## Extracted information
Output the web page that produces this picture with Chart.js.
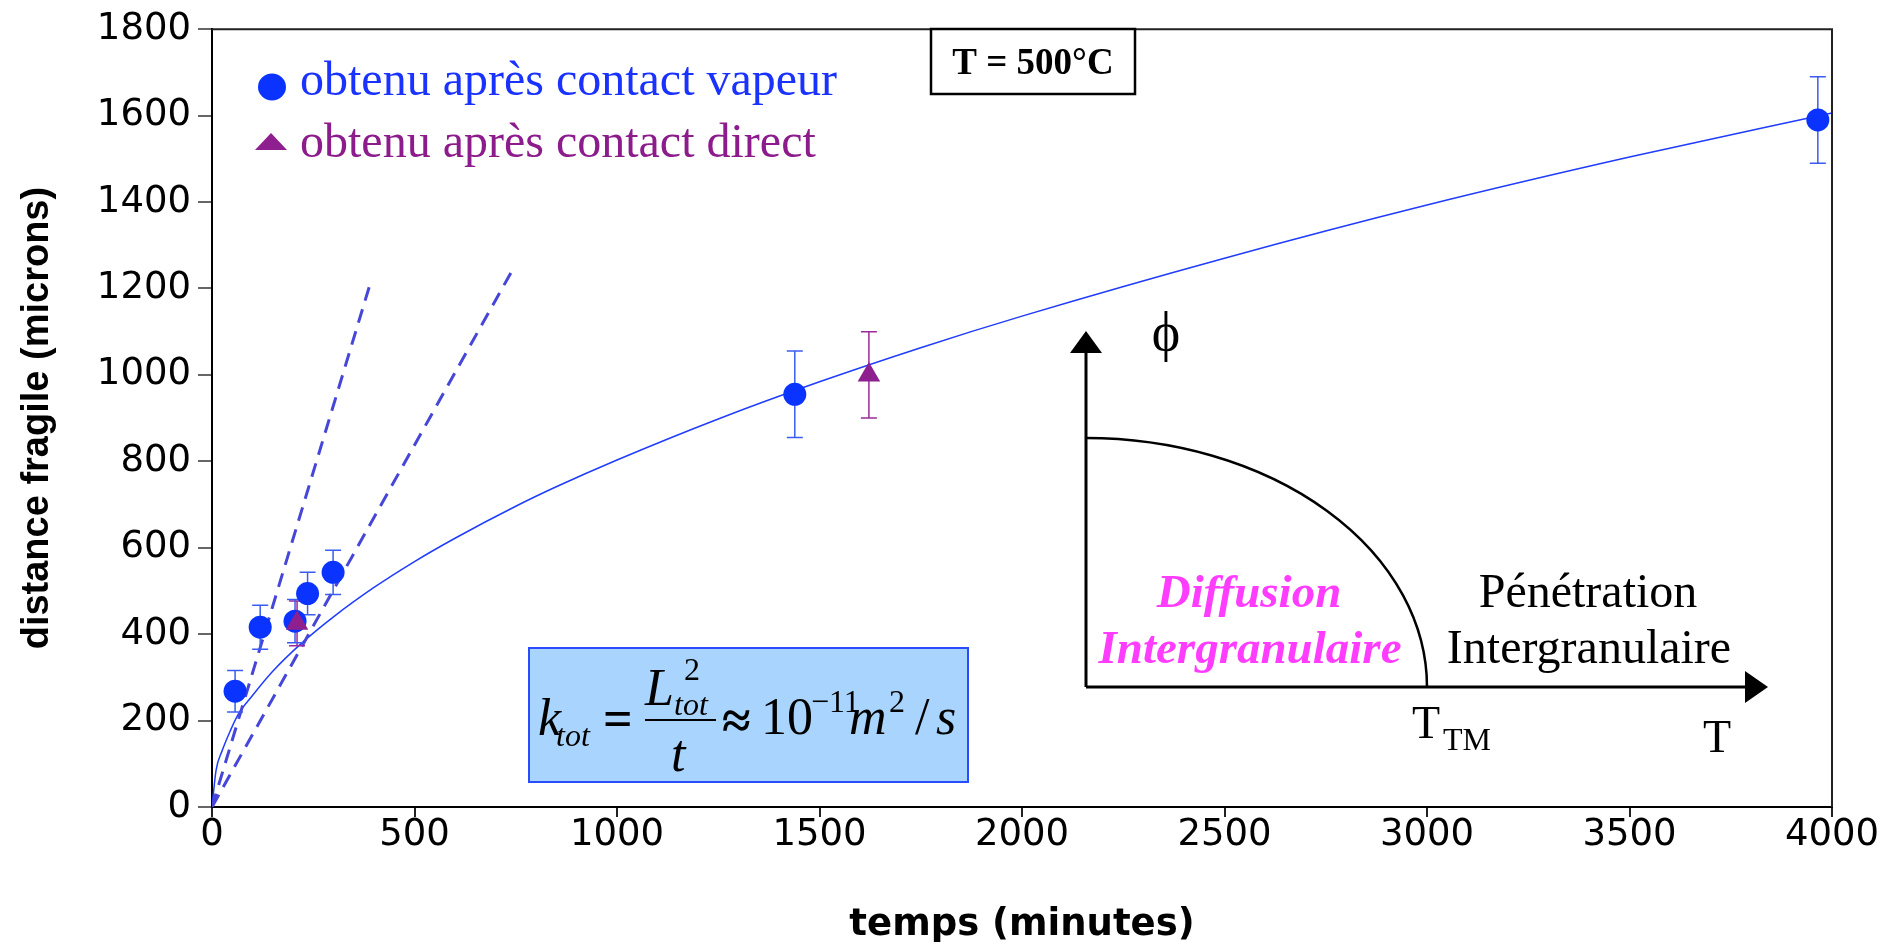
...
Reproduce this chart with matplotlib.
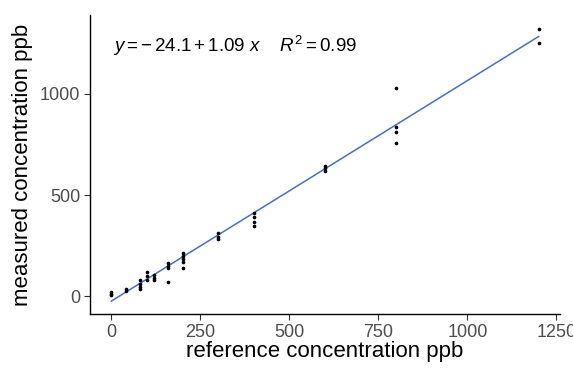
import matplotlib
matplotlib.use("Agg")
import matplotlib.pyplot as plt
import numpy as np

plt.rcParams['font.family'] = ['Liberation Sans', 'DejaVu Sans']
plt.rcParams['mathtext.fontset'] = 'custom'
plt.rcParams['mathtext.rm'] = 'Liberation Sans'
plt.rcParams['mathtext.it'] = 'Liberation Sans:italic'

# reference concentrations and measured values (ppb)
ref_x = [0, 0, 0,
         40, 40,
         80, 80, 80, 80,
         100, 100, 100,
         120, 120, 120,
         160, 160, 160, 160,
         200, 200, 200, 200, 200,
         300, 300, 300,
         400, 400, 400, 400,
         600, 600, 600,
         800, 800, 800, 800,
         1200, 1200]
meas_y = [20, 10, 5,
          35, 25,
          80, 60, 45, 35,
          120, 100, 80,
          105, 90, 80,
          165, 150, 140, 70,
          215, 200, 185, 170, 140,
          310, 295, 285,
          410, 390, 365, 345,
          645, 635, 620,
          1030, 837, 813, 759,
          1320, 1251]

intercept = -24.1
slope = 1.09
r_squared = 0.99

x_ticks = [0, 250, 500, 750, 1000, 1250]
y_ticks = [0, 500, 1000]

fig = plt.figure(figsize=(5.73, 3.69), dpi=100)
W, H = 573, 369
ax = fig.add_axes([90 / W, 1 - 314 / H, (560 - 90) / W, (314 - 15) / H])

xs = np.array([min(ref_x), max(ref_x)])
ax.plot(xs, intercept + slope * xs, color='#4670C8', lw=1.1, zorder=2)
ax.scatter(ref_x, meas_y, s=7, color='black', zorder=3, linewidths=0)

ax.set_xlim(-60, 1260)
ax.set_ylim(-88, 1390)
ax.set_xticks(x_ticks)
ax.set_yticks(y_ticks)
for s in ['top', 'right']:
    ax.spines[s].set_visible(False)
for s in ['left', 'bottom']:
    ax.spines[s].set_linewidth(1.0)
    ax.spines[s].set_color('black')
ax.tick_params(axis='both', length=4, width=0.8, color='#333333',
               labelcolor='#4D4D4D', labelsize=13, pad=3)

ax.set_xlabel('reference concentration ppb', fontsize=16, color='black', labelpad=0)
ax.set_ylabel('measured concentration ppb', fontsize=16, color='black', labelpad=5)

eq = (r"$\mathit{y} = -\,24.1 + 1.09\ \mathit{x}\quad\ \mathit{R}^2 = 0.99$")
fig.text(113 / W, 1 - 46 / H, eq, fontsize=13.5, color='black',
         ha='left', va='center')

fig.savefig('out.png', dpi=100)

## Exercise prompt
Reproduce exactly the section that begins with the line containing "Reproduce this chart with matplotlib." and ends with the line containing "color='black', zorder=3, linewidths=0)". Both boundary lines belong in the copy, but pictures do not.

## Full response
Reproduce this chart with matplotlib.
import matplotlib
matplotlib.use("Agg")
import matplotlib.pyplot as plt
import numpy as np

plt.rcParams['font.family'] = ['Liberation Sans', 'DejaVu Sans']
plt.rcParams['mathtext.fontset'] = 'custom'
plt.rcParams['mathtext.rm'] = 'Liberation Sans'
plt.rcParams['mathtext.it'] = 'Liberation Sans:italic'

# reference concentrations and measured values (ppb)
ref_x = [0, 0, 0,
         40, 40,
         80, 80, 80, 80,
         100, 100, 100,
         120, 120, 120,
         160, 160, 160, 160,
         200, 200, 200, 200, 200,
         300, 300, 300,
         400, 400, 400, 400,
         600, 600, 600,
         800, 800, 800, 800,
         1200, 1200]
meas_y = [20, 10, 5,
          35, 25,
          80, 60, 45, 35,
          120, 100, 80,
          105, 90, 80,
          165, 150, 140, 70,
          215, 200, 185, 170, 140,
          310, 295, 285,
          410, 390, 365, 345,
          645, 635, 620,
          1030, 837, 813, 759,
          1320, 1251]

intercept = -24.1
slope = 1.09
r_squared = 0.99

x_ticks = [0, 250, 500, 750, 1000, 1250]
y_ticks = [0, 500, 1000]

fig = plt.figure(figsize=(5.73, 3.69), dpi=100)
W, H = 573, 369
ax = fig.add_axes([90 / W, 1 - 314 / H, (560 - 90) / W, (314 - 15) / H])

xs = np.array([min(ref_x), max(ref_x)])
ax.plot(xs, intercept + slope * xs, color='#4670C8', lw=1.1, zorder=2)
ax.scatter(ref_x, meas_y, s=7, color='black', zorder=3, linewidths=0)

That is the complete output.